Mark Hamill, Carrie Fisher
Image credit: Star Wars: Kobal Collection

The worlds that Lucas created are certainly magical and wondrous. Thanks to the digital updates, the flow between the two trilogies was surprisingly seamless — I had been expecting hilarious House of Frankenstein-worthy graphics. Obviously the CGI in the newer films is impressive, but to actually see what Lucas was able to do with limited technology is almost even more impressive.

For me, the biggest problem with seeing these films in their intended order is that Episodes IV-VI offered little surprises. I know who Luke's father is; I know that the little creature is Yoda. I have to sit through that uncomfortable kiss between Luke and Leia knowing that they are indeed brother and sister. Most of the mysteries and questions that drive the plots of the later episodes are nullified by having seen the first three. I almost envied those who saw them in original order, so I too could have enjoyed the shock and surprise of some of the plot's twists and turns. Luckily I was never a fan of bellbottoms, so I will indeed stick with the intended order.

Seeing the movies the way Lucas intended us to see them also lets us see how his power and clout in Hollywood have changed over the years. The scripts in the earlier movies are significantly stronger. The dialogue is more mature and smart. They had to be, if he was going to get the funding to continue his saga. For the newer Episodes, you can practically see George sitting at his Mac on top of his pile of money and giggling as he types lines line ''Whoa, that's tense'' and ''How rude!'' I looked it up and he was never a writer for Full House, which means he came up with those ditties all on his own. It could be the 4 o'clock in the morning talking, but it's almost as if he didn't have anyone proofreading his scripts. And did he even hire a casting director?

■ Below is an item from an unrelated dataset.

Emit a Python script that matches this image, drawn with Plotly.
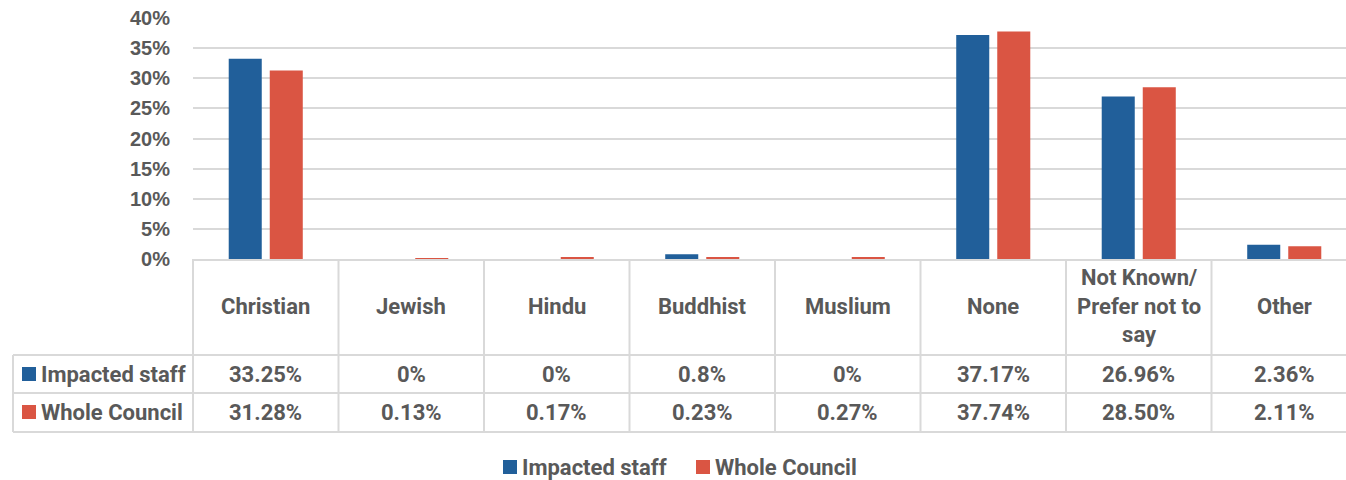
import plotly.graph_objects as go

categories = ["Christian", "Jewish", "Hindu", "Buddhist", "Muslium", "None",
              "Not Known/<br>Prefer not to<br>say", "Other"]
series_names = ["Impacted staff", "Whole Council"]
impacted = [33.25, 0, 0, 0.8, 0, 37.17, 26.96, 2.36]
whole = [31.28, 0.13, 0.17, 0.23, 0.27, 37.74, 28.50, 2.11]
impacted_labels = ["33.25%", "0%", "0%", "0.8%", "0%", "37.17%", "26.96%", "2.36%"]
whole_labels = ["31.28%", "0.13%", "0.17%", "0.23%", "0.27%", "37.74%", "28.50%", "2.11%"]
y_ticks = [0, 5, 10, 15, 20, 25, 30, 35, 40]

BLUE = "#215F9A"
RED = "#DA5543"
GRID = "#D9D9D9"
TXT = "#595959"
W, H = 1346, 480
ML, MT, MB = 193, 18, 221
PH = H - MT - MB
PW = W - ML
FS = 22

def py(p):  # pixel y -> paper y
    return (H - MB - p) / PH

def px(p):  # pixel x -> paper x
    return (p - ML) / PW

xs = list(range(len(categories)))
fig = go.Figure()
fig.add_trace(go.Bar(x=xs, y=impacted, name=series_names[0], marker=dict(color=BLUE, line=dict(width=0))))
fig.add_trace(go.Bar(x=xs, y=whole, name=series_names[1], marker=dict(color=RED, line=dict(width=0))))

font_t = dict(family="Roboto", size=FS, color=TXT, weight="bold")
ann = []
shapes = []
ncat = len(categories)
for i, c in enumerate(categories):
    ann.append(dict(x=i, y=py(306), xref="x", yref="paper", text=c, showarrow=False,
                    font=font_t, xanchor="center", yanchor="middle"))
    ann.append(dict(x=i, y=py(374), xref="x", yref="paper", text=impacted_labels[i], showarrow=False,
                    font=font_t, xanchor="center", yanchor="middle"))
    ann.append(dict(x=i, y=py(412), xref="x", yref="paper", text=whole_labels[i], showarrow=False,
                    font=font_t, xanchor="center", yanchor="middle"))
# row headers with colour keys
for name, col, yc in [(series_names[0], BLUE, 374), (series_names[1], RED, 412)]:
    ann.append(dict(x=px(39), y=py(yc), xref="paper", yref="paper", text=name, showarrow=False,
                    font=font_t, xanchor="left", yanchor="middle"))
    shapes.append(dict(type="rect", xref="paper", yref="paper", x0=px(22), x1=px(36),
                       y0=py(yc - 7), y1=py(yc + 7), fillcolor=col, line=dict(width=0)))
# bottom legend
for name, col, x0 in [(series_names[0], BLUE, 503), (series_names[1], RED, 696)]:
    shapes.append(dict(type="rect", xref="paper", yref="paper", x0=px(x0), x1=px(x0 + 14),
                       y0=py(467 - 7), y1=py(467 + 7), fillcolor=col, line=dict(width=0)))
    ann.append(dict(x=px(x0 + 17), y=py(467), xref="paper", yref="paper", text=name, showarrow=False,
                    font=font_t, xanchor="left", yanchor="middle"))
# table borders
for i in range(ncat + 1):
    shapes.append(dict(type="line", xref="x", yref="paper", x0=i - 0.5, x1=i - 0.5,
                       y0=0, y1=py(432), line=dict(color=GRID, width=2)))
shapes.append(dict(type="line", xref="paper", yref="paper", x0=0, x1=0,
                   y0=0, y1=py(432), line=dict(color=GRID, width=2)))
shapes.append(dict(type="line", xref="paper", yref="paper", x0=px(13), x1=px(13),
                   y0=py(355), y1=py(432), line=dict(color=GRID, width=2)))
for yy in [355, 393, 432]:
    shapes.append(dict(type="line", xref="paper", yref="paper", x0=px(13), x1=1.01,
                       y0=py(yy), y1=py(yy), line=dict(color=GRID, width=2)))

fig.update_layout(
    width=W, height=H,
    margin=dict(l=ML, r=0, t=MT, b=MB, pad=0),
    paper_bgcolor="white", plot_bgcolor="white",
    barmode="group", bargap=0.436, bargroupgap=0.195,
    showlegend=False,
    hovermode=False,
    annotations=ann, shapes=shapes,
    xaxis=dict(range=[-0.5, -0.5 + PW / 145.5], showticklabels=False, ticks="",
               showgrid=False, zeroline=False, showline=True, linecolor=GRID, linewidth=2),
    yaxis=dict(range=[0, 40], tickvals=y_ticks, ticktext=[f"{v}%" for v in y_ticks],
               showgrid=True, gridcolor=GRID, gridwidth=2, zeroline=False, showline=False,
               ticks="", ticklabelstandoff=22,
               tickfont=dict(family="Liberation Sans", size=20, color=TXT, weight="bold")),
)
fig.write_html("out.html",
               config={"displayModeBar": False, "responsive": False},
               post_script=("document.documentElement.style.margin='0';"
                            "document.body.style.margin='0';"
                            "document.documentElement.style.overflow='hidden';"
                            "document.body.style.overflow='hidden';"))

It was also interesting to note the shrinking galaxy as the movies progressed throughout the night. The first trilogy boasts enormous cities with towering buildings and seemingly endless planets that surrounded them. The later trilogy is more focused on the core cast in desolate settings. Every planet seemed to be a forest, desert, or giant icicle. I missed the busy cities and vast galaxies.

So after watching the sun set on all six of the Star Wars (or sun rise, in my case), what do these movies mean to me? I have to be careful where I tread here, because people's love of these movies is passionate to say the least. (Personal note: My friends had a Star Wars-themed wedding.) The cynical and tired side of me wants to say that George wanted Episode I to be shown first because after watching 14 straight hours of Star Wars, my memories of young Anakin and Jar Jar are almost long forgotten. I've tossed them aside along with my package of caffeine pills and bottle of Coke.

However, I would be lying if I said that I wasn't sucked into this Galaxy Far, Far Away. The stories that Lucas has weaved are truly imaginative and exciting. The six movies flow together with ease, and I cannot imagine having to wait all that time between movies. I barely could wait through the credits (no matter what my bladder said). Seeing the legendary journey of a Jedi was thrilling. After six Episodes, perhaps I too could begin my training to be a Jedi! Okay, maybe that's reaching, but I will be practicing my lightsaber moves in my living room when my roommate is not around!

I've become reflective on the time I have spent on my couch (and sometimes on the floor) while watching this marathon. Where does this leave me now, my virginity cut away like Skywalker's hand? Am I a different person? Certainly I don't feel different, though my head is full of new terminology! I know what a Sith is now, and I've seen Yoda go from hopping all over the senate to dying on the floor of a cave an old creature. Things like that cannot be taken lightly.

When I watch the Friends rerun with Ross' Leia fantasy, I will now know what he is talking about. No longer will I be scorned when I walk down the street for being a SW virgin. I will no longer watch Spaceballs with a look of confusion on my face. I will laugh like John Candy would want me to. Thank you, John. Thank you.

After 14 hours of Star Wars, I turned off my TV no longer a boy, but a man. I was now like so many of those before me. My eyes heavy and hands shaking (hopefully that's temporary!), I went to bed left with only one question: When can we do it again?